Fighting for the Right to Be Right
even as a young lad, I knew beyond all reason how right I am
Often, when I’m talking to someone, there’s a special place I go to – in my mind. I rarely go on purpose, but I end up there a lot (much like Dairy Queen or the Nutty Bar display in Gordy’s). In most cases, I’ll be having some sort of conversation with my wife or a co-worker or my parents. I might be talking about something casual like weekend plans or paint colors. I might be talking about something intense like religion or politics or how many times Buffy the Vampire Slayer has actually died. I could be talking about anything, really, and POW! I’m in the special place. I’ve given this place a name, which I will now reveal, in all caps for subtle emphasis:
I-AM-SO-FREAKING-RIGHT-ABOUT-THIS ... LAND
Somehow, my mind just suddenly shifts into this new reality where I’m absolutely right in what I’m saying, and I know it’s true – to the core of my very soul – I just know it. The clouds have broken away, the seas have calmed, and the sun dazzles down upon me as a magnificent, Ian McKellen-like voice booms, “You are totally right about this, Mike. You most certainly did not eat most of the peanut butter cups. And don’t you let anyone tell you otherwise. Also, you didn’t leave the water running in the bathroom.”

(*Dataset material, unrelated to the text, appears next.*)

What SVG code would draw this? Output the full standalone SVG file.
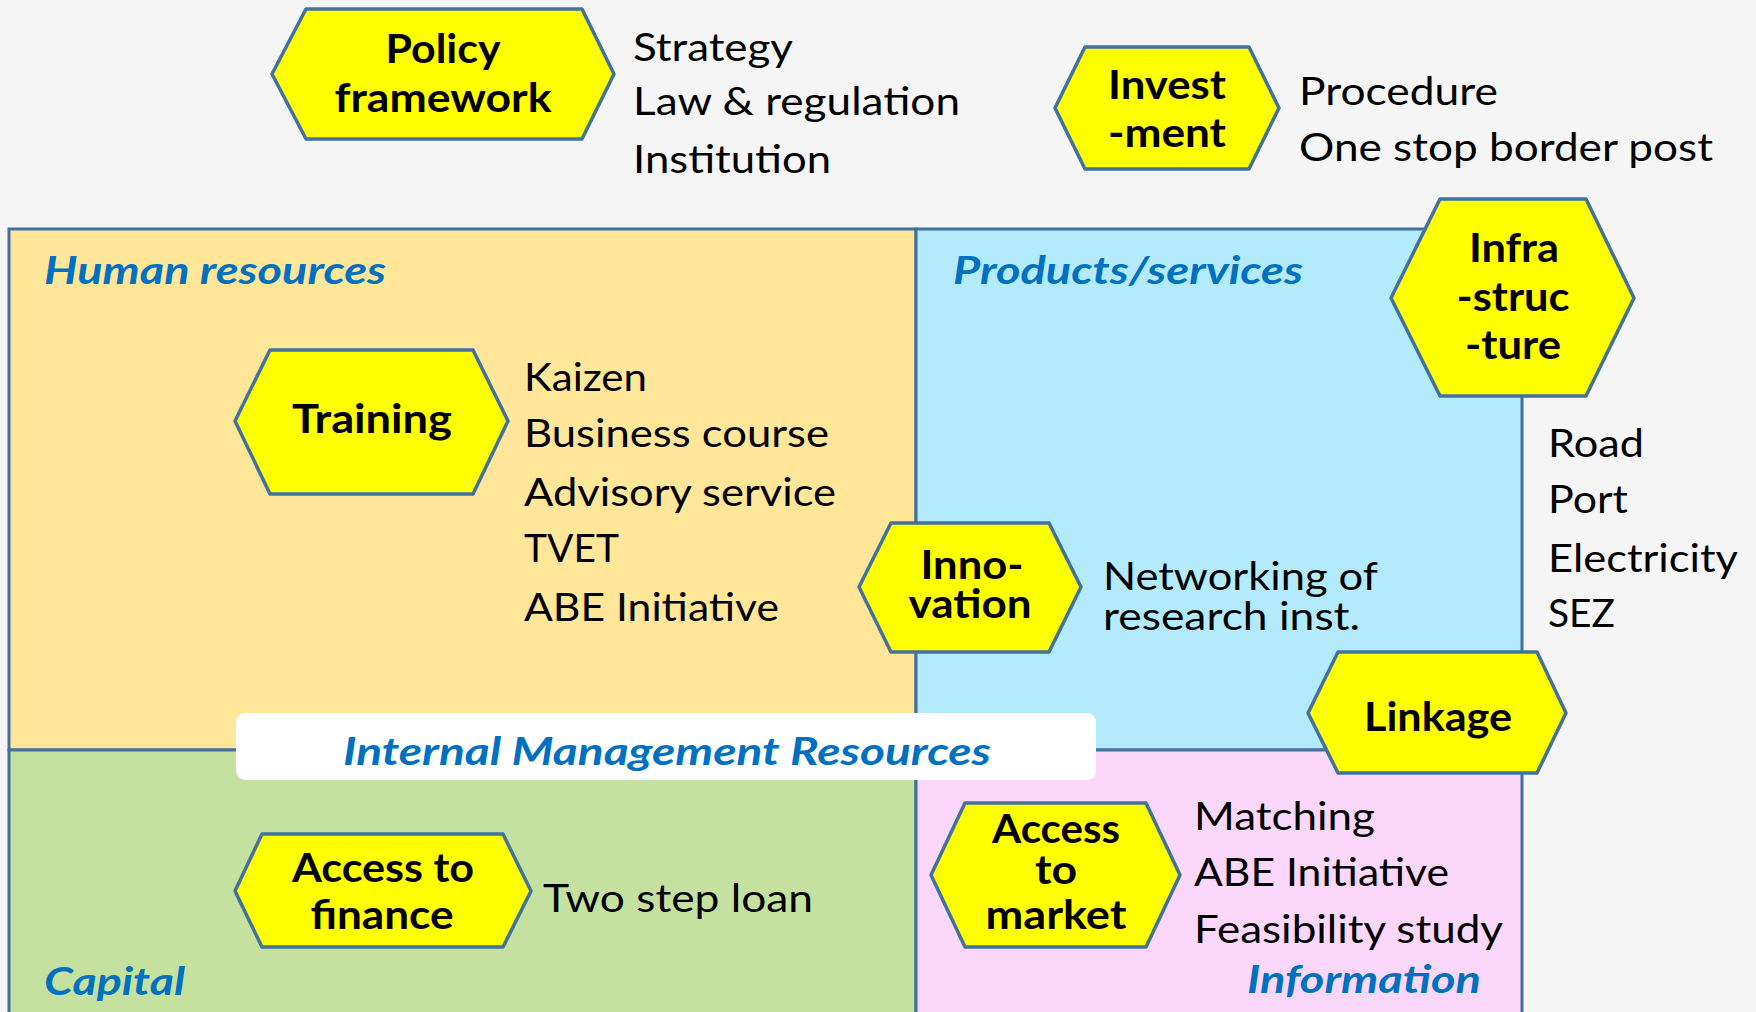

Once I’ve entered I-Am-So-Freaking-Right-About-This Land, there’s no talking to me. There’s no agreeing to disagree and there’s no humoring the other person. My universe spins in but one direction, and you just can’t argue with that, baby. I’ve been this way for as long as I can remember.
I really can’t think of a time when my parents didn’t tell me, “There’s a wrong way, a right way, and then there’s Mike’s way.” Even as a third grader, I remember thinking, “That sounds like an awful lot of options, Mom. Seems like there’s really only the ‘right way.’ Which brings me back to the whole ‘you need to brush your teeth everyday’ issue ...”
As far as I can tell, there’s only one major problem with my frequent visits I-Am-So-Freaking-Right-About-This Land. See, on many occasions, I am so absolutely freaking wrong about that.
Unfortunately, I seem to lack the ability to realize how wrong I am until I’ve spent considerable effort explaining how mind-bogglingly not wrong I am. And again, I’ve always been that way. Much to my parents’ dismay.